Now, not only has the border been, in relative terms, quiet since the end of the fighting, but Hezbollah leader Hassan Nasrallah has spent the past decade in hiding, only occasionally making a surprise public appearance. Immediately after the war, in an interview on Lebanese television, Nasrallah even went as far as to say that had he known Israel would respond to the kidnapping of Goldwasser and Regev with the force it did, then he would not have launched the operation that brought about the war.
OLMERT ALSO boosted Israel’s deterrence factor vis-à-vis Damascus, with the destruction of a Syrian nuclear reactor in 2007 which, given what has transpired since in Syria has been beneficial to the entire international community.
Unlike our present prime minister who made a long string of empty threats against the Iranian nuclear program and has nothing to show for his vain posturing, Olmert came to the conclusion that as the US was not prepared to act against the Syrian reactor, Israel had to do so.
George W. Bush wrote in his memoirs that Olmert initially asked the Americans to bomb the facility but that he refused, on the grounds that he did not have firm enough evidence the site was a weapons facility.
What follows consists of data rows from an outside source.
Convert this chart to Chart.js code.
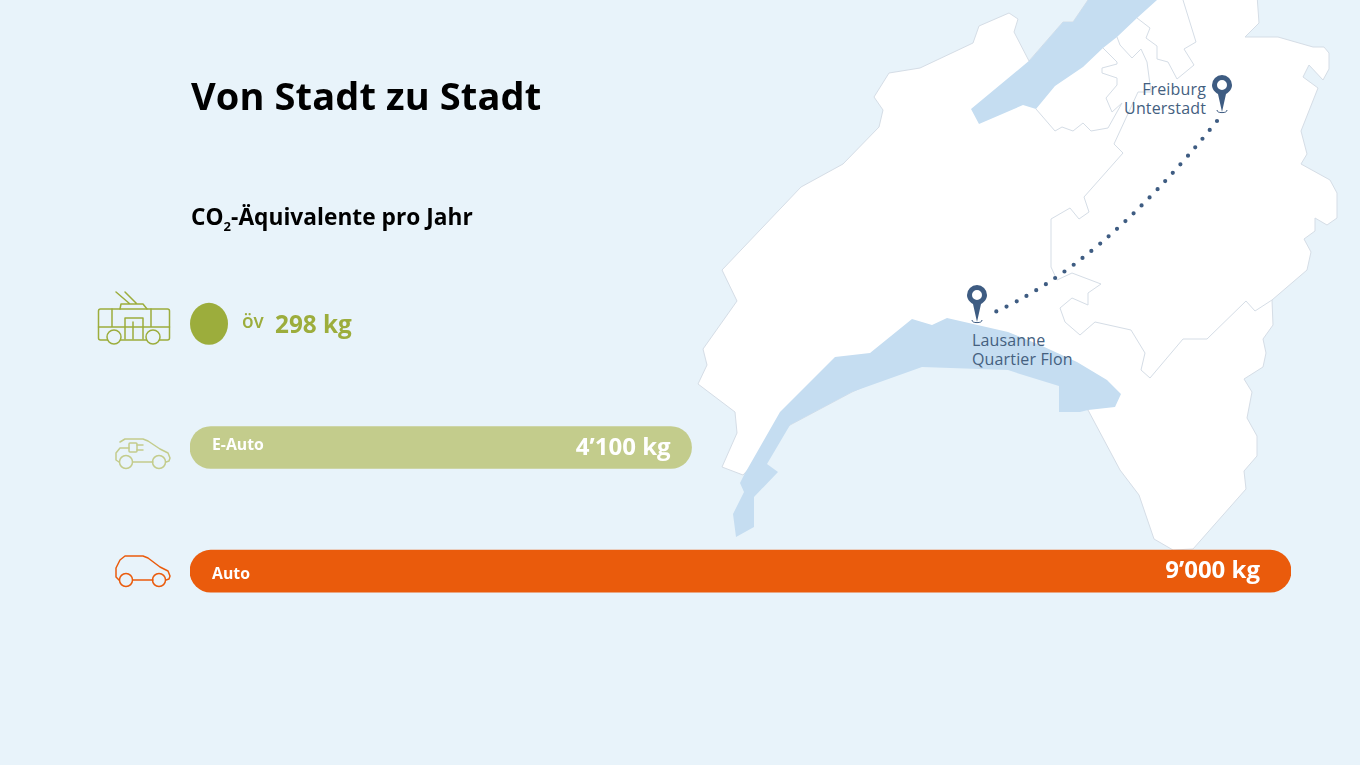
<!DOCTYPE html>
<html lang="de">
<head>
<meta charset="utf-8">
<title>Von Stadt zu Stadt</title>
<script src="https://cdn.jsdelivr.net/npm/chart.js@4"></script>
<style>
  html, body { margin: 0; padding: 0; background: #e8f3fa; }
  body { position: relative; width: 1360px; height: 765px; overflow: hidden; font-family: "Open Sans", sans-serif; }
  #map, #chart { position: absolute; left: 0; top: 0; }
  h1, h2 { position: absolute; left: 191px; margin: 0; color: #000; white-space: nowrap; }
  h1 { top: 69px; font-size: 38px; line-height: 52px; font-weight: 700; letter-spacing: 0.12px; }
  h2 { top: 201px; font-size: 22.7px; line-height: 31px; font-weight: 700; letter-spacing: 0.03px; }
  h2 sub { font-size: 13px; line-height: 0; vertical-align: -6px; }
  .border { fill: none; stroke: #d5dde6; stroke-width: 1; stroke-linejoin: round; }
  .place { font-size: 16px; letter-spacing: 0.15px; fill: #44607f; }
  .icon { fill: none; stroke-width: 1.5; stroke-linejoin: round; stroke-linecap: round; }
</style>
</head>
<body>
<!-- background map and vehicle icons -->
<svg id="map" width="1360" height="765" viewBox="0 0 1360 765">
  <polygon points="722,270 801,187 843,164 879,127 883,110 874,97 889,73 920,68 973,43 979,26 1009,13 1018,19 1014,32 1029,61 1063,22 1073,22 1088,0 1157,-5 1257,-5 1259,23 1245,37 1278,37 1313,47 1324,47 1329,53 1329,69 1323,80 1309,65 1303,77 1318,88 1301,131 1307,154 1301,164 1330,180 1337,193 1337,218 1327,225 1315,218 1315,231 1304,239 1311,252 1307,270 1272,300 1273,325 1263,339 1266,353 1263,367 1244,379 1252,392 1247,418 1257,436 1257,456 1244,471 1246,489 1193,549 1173,550 1154,539 1139,495 1120,470 1088,410 1065,400 1059,380 1008,360 922,360 852,392 790,425 743,475 722,467 737,433 735,412 698,384 707,365 703,349 737,301" fill="#fff" stroke="#d5dde6"/>
  <polyline class="border" points="1183,0 1196,42 1184,49 1194,65 1177,79 1168,62 1157,59 1157,46 1146,38 1150,28 1137,18"/>
  <polyline class="border" points="1117,37 1120,45 1132,58 1141,49 1147,62 1151,92 1138,92 1114,144 1123,153 1084,197 1089,212 1079,219 1070,208 1051,219 1051,267 1057,280 1072,273 1101,284 1088,293 1088,305 1072,298 1060,308 1065,322 1080,335 1095,322 1131,330 1145,353 1141,370 1150,378 1183,339 1207,339 1246,301 1255,311 1272,300"/>
  <polyline class="border" points="1103,48 1117,62 1117,64 1102,68 1102,73 1117,78 1117,85 1106,98 1112,112 1122,103 1108,128 1091,131 1083,123 1073,131 1062,127 1055,131 1036,109"/>
  <!-- lakes -->
  <polygon fill="#c5ddf1" points="1030,60 1063,22 1073,22 1088,0 1157,0 1137,18 1117,37 1103,48 1083,67 1055,86 1036,109 1023,105 979,124 971,109"/>
  <polygon fill="#c5ddf1" points="740,483 744,475 780,412 835,357 870,353 912,319 932,325 947,318 1008,332 1040,345 1077,362 1107,380 1121,394 1115,407 1088,410 1080,412 1059,412 1059,386 1020,374 1008,370 922,367 852,392 790,425 767,464 778,472 754,497 754,527 736,537 733,514 744,492"/>
  <!-- route -->
  <path d="M1217 121 Q1098 269 988 315" fill="none" stroke="#3e5c82" stroke-width="4.2" stroke-linecap="round" stroke-dasharray="0 11.3"/>
  <!-- pins -->
  <g fill="#3e5c82">
    <path fill-rule="evenodd" d="M1212 85 a10 10 0 1 1 20 0 c0 4 -2.5 7 -6 9 l-4 18 l-4 -18 c-3.5 -2 -6 -5 -6 -9 z M1217 85 a5 5 0 1 0 10 0 a5 5 0 1 0 -10 0 z"/>
    <path d="M1217 110 a5 2.6 0 0 0 10 0" fill="none" stroke="#3e5c82" stroke-width="1"/>
  </g>
  <g fill="#3e5c82" transform="translate(-245 210)">
    <path fill-rule="evenodd" d="M1212 85 a10 10 0 1 1 20 0 c0 4 -2.5 7 -6 9 l-4 18 l-4 -18 c-3.5 -2 -6 -5 -6 -9 z M1217 85 a5 5 0 1 0 10 0 a5 5 0 1 0 -10 0 z"/>
    <path d="M1217 110 a5 2.6 0 0 0 10 0" fill="none" stroke="#3e5c82" stroke-width="1"/>
  </g>
  <text class="place" x="1206" y="95" text-anchor="end">Freiburg</text>
  <text class="place" x="1206" y="114" text-anchor="end">Unterstadt</text>
  <text class="place" x="972" y="346">Lausanne</text>
  <text class="place" x="972" y="365">Quartier Flon</text>
  <!-- trolleybus -->
  <g class="icon" stroke="#9cad3c">
    <rect x="98.5" y="309" width="71" height="31" rx="2"/>
    <path d="M98.5 327 H169.5 M112 309 V327 M151 309 V327 M125 339 V318 H143 V339 M133 322 V339 M120 309 L121 304 H143 L147 309 M116 292 L130 304 M125 292 L137 304"/>
    <circle cx="114" cy="337" r="7" fill="#e8f3fa"/>
    <circle cx="153" cy="337" r="7" fill="#e8f3fa"/>
  </g>
  <!-- e-car -->
  <g class="icon" stroke="#c3cc8c">
    <path d="M119 462 L116 460 V453 L120 448 H129 M120 442 L125 439 H143 L148 441 L160 449 L168 453 L170 458 L169 461 L166 462 M133 462 H153"/>
    <rect x="129" y="443" width="8" height="9" rx="1"/>
    <path d="M137 445 H143 M137 450 H143"/>
    <circle cx="126" cy="462" r="6.5"/>
    <circle cx="159" cy="462" r="6.5"/>
  </g>
  <!-- car -->
  <g class="icon" stroke="#ea5b0c">
    <path d="M119 580 L116 577 V568 L120 560 L125 556 H143 L148 558 L160 567 L168 571 L170 576 L169 579 L166 580 M133 580 H153"/>
    <circle cx="126" cy="580" r="6.5"/>
    <circle cx="159" cy="580" r="6.5"/>
  </g>
</svg>

<canvas id="chart" width="1360" height="765"></canvas>

<h1>Von Stadt zu Stadt</h1>
<h2>CO<sub>2</sub>-Äquivalente pro Jahr</h2>

<script>
// Data
const categories = ['öv', 'E-Auto', 'Auto'];
const co2Values = [298, 4100, 9000];
const valueLabels = ['298 kg', '4’100 kg', '9’000 kg'];
const barColors = ['#9cad3c', '#c3cc8c', '#ea5b0c'];

const FONT = '"Open Sans", sans-serif';

// The short öv bar is an ellipse in the original, not a rounded box
const ovEllipse = {
  id: 'ovEllipse',
  beforeDatasetsDraw(chart) {
    const bar = chart.getDatasetMeta(0).data[0];
    bar.draw = function (ctx) {
      const rx = (this.x - this.base) / 2;
      ctx.save();
      ctx.fillStyle = this.options.backgroundColor;
      ctx.beginPath();
      ctx.ellipse(this.base + rx, this.y, rx, this.height / 2, 0, 0, Math.PI * 2);
      ctx.fill();
      ctx.restore();
    };
  }
};

// Writes the category name and the value on or next to each bar
const barLabels = {
  id: 'barLabels',
  afterDatasetsDraw(chart) {
    const ctx = chart.ctx;
    const bars = chart.getDatasetMeta(0).data;
    ctx.save();
    ctx.textBaseline = 'alphabetic';

    // öv is too short to hold its text
    const ov = bars[0];
    ctx.fillStyle = barColors[0];
    ctx.textAlign = 'left';
    ctx.font = '600 19px ' + FONT;
    ctx.fillText(categories[0], ov.x + 14, ov.y + 4);
    ctx.font = '700 24.3px ' + FONT;
    ctx.fillText(valueLabels[0], ov.x + 47, ov.y + 9);

    // the other two are labelled inside the bar
    ctx.fillStyle = '#fff';
    const nameShift = [0, 2, 8];
    const valueInset = [0, 21, 31];
    [1, 2].forEach(i => {
      const bar = bars[i];
      ctx.textAlign = 'left';
      ctx.font = '700 15.8px ' + FONT;
      ctx.fillText(categories[i], bar.base + 22, bar.y + nameShift[i]);
      ctx.textAlign = 'right';
      ctx.font = '700 24px ' + FONT;
      ctx.fillText(valueLabels[i], bar.x - valueInset[i], bar.y + 7);
    });
    ctx.restore();
  }
};

new Chart(document.getElementById('chart'), {
  type: 'bar',
  data: {
    labels: categories,
    datasets: [{
      data: co2Values,
      backgroundColor: barColors,
      borderRadius: 21,
      borderSkipped: false,
      barThickness: 42,
      minBarLength: 38
    }]
  },
  options: {
    indexAxis: 'y',
    responsive: false,
    animation: false,
    layout: { padding: { left: 190, right: 69, top: 262, bottom: 132 } },
    plugins: { legend: { display: false }, tooltip: { enabled: false } },
    scales: {
      x: { display: false, min: 0, max: 9000 },
      y: { display: false }
    }
  },
  plugins: [ovEllipse, barLabels]
});
</script>
</body>
</html>
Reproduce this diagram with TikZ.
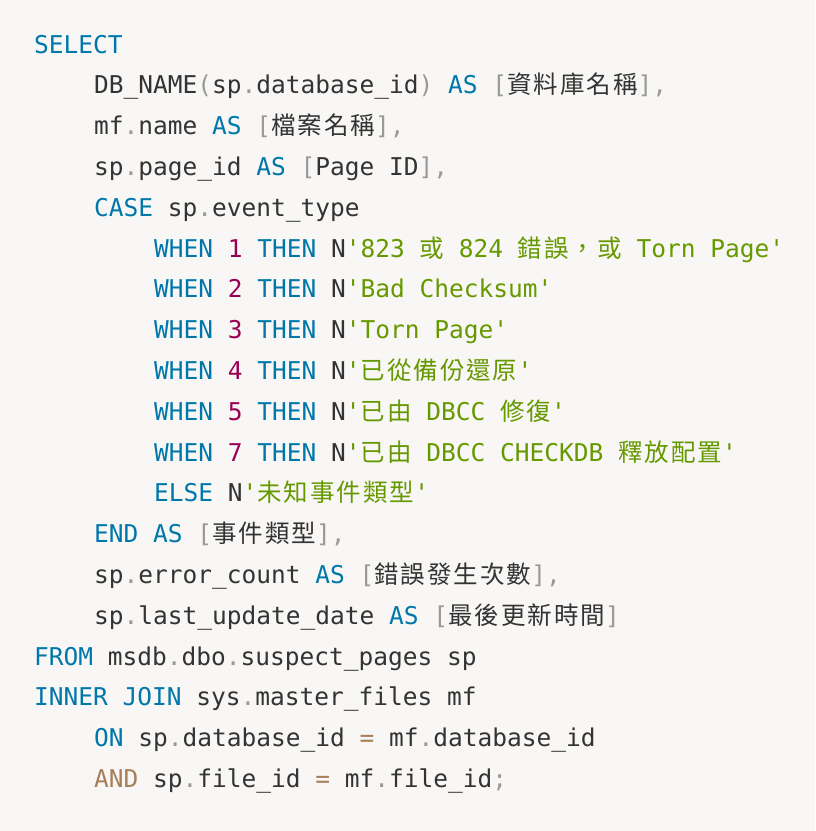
\documentclass[tikz,border=0pt]{standalone}
\usepackage{fontspec}
\setmonofont{DejaVu Sans Mono}
\newfontfamily\cjk{Noto Sans CJK TC}
\definecolor{bgcol}{HTML}{F8F7F5}
\definecolor{txtcol}{HTML}{333333}
\definecolor{kwcol}{HTML}{0077AA}
\definecolor{numcol}{HTML}{990055}
\definecolor{strcol}{HTML}{669900}
\definecolor{puncol}{HTML}{999999}
\definecolor{opcol}{HTML}{A67F59}
\newcommand{\kw}[1]{\textcolor{kwcol}{#1}}
\newcommand{\nm}[1]{\textcolor{numcol}{#1}}
\newcommand{\st}[1]{\textcolor{strcol}{#1}}
\newcommand{\pu}[1]{\textcolor{puncol}{#1}}
\newcommand{\op}[1]{\textcolor{opcol}{#1}}
\newcommand{\cj}[1]{{\cjk\fontsize{24.5}{24.5}\selectfont\addfontfeature{LetterSpace=8}#1}}
\tikzset{
  code/.style={anchor=base west, inner sep=0pt, text=txtcol,
    font=\ttfamily\fontsize{24.5}{24.5}\selectfont}
}
\begin{document}
\begin{tikzpicture}[x=1pt,y=-1pt]
  \fill[bgcol] (0,0) rectangle (815,831);
  \useasboundingbox (0,0) rectangle (815,831);
  % listing lines
  \node[code] (l0) at (34,53) {\kw{SELECT}};
  \node[code] (l1) at (94,93.8) {DB\_NAME\pu{(}sp\pu{.}database\_id\pu{)} \kw{AS} \pu{[}\cj{資料庫名稱}\pu{],}};
  \node[code] (l2) at (94,134.6) {mf\pu{.}name \kw{AS} \pu{[}\cj{檔案名稱}\pu{],}};
  \node[code] (l3) at (94,175.4) {sp\pu{.}page\_id \kw{AS} \pu{[}Page ID\pu{],}};
  \node[code] (l4) at (94,216.2) {\kw{CASE} sp\pu{.}event\_type};
  \node[code] (l5) at (154,257) {\kw{WHEN} \nm{1} \kw{THEN} N\st{'823 \cj{或} 824 \cj{錯誤，或} Torn Page'}};
  \node[code] (l6) at (154,297.8) {\kw{WHEN} \nm{2} \kw{THEN} N\st{'Bad Checksum'}};
  \node[code] (l7) at (154,338.6) {\kw{WHEN} \nm{3} \kw{THEN} N\st{'Torn Page'}};
  \node[code] (l8) at (154,379.4) {\kw{WHEN} \nm{4} \kw{THEN} N\st{'\cj{已從備份還原}'}};
  \node[code] (l9) at (154,420.2) {\kw{WHEN} \nm{5} \kw{THEN} N\st{'\cj{已由} DBCC \cj{修復}'}};
  \node[code] (l10) at (154,461) {\kw{WHEN} \nm{7} \kw{THEN} N\st{'\cj{已由} DBCC CHECKDB \cj{釋放配置}'}};
  \node[code] (l11) at (154,501.8) {\kw{ELSE} N\st{'\cj{未知事件類型}'}};
  \node[code] (l12) at (94,542.6) {\kw{END} \kw{AS} \pu{[}\cj{事件類型}\pu{],}};
  \node[code] (l13) at (94,583.4) {sp\pu{.}error\_count \kw{AS} \pu{[}\cj{錯誤發生次數}\pu{],}};
  \node[code] (l14) at (94,624.2) {sp\pu{.}last\_update\_date \kw{AS} \pu{[}\cj{最後更新時間}\pu{]}};
  \node[code] (l15) at (34,665) {\kw{FROM} msdb\pu{.}dbo\pu{.}suspect\_pages sp};
  \node[code] (l16) at (34,705.8) {\kw{INNER} \kw{JOIN} sys\pu{.}master\_files mf};
  \node[code] (l17) at (94,746.6) {\kw{ON} sp\pu{.}database\_id \op{=} mf\pu{.}database\_id};
  \node[code] (l18) at (94,787.4) {\op{AND} sp\pu{.}file\_id \op{=} mf\pu{.}file\_id\pu{;}};
\end{tikzpicture}
\end{document}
Bush stressed in his book that he did not give the Israeli prime minister the green light to act and that Olmert did “what he believed was necessary to protect Israel.”
Importantly, so as not to further inflame tensions and force Syria into a reaction, Olmert never sought to make political capital out of this attack and for the first half-year ensured there was no official Israeli comment about it.
This policy was only broken by the pathetic need of then opposition leader Benjamin Netanyahu, to inform the Israeli public that he had known about the operation and supported it.
Most importantly, Olmert recognized the urgency for Israel to arrive at an agreement with the Palestinians. At the Annapolis peace talks in late 2007, Olmert made clear that such an agreement was in Israel’s interest because “if the day comes when the two-state solution collapses, and we face a South African-style struggle for equal voting rights (also for the Palestinians in the territories), then, as soon as that happens, the State of Israel is finished.”
Unfortunately for Olmert and the State of Israel, Olmert’s legal problems led to him stepping down as prime minister and this, combined with Palestinian Authority leader Mahmoud Abbas’ hesitation, and the effects of Operation Cast Lead in Gaza at the end of 2008, led to the collapse of these talks and, in retrospect following Netanyahu’s subsequent return to the Prime Minister’s Office, the hope for a two-state solution.
There is much cause for sadness in the sight of a former prime minister entering prison, but this missed opportunity for peace is perhaps the most searing regret.
The writer is a former editor-in-chief of The Jerusalem Post.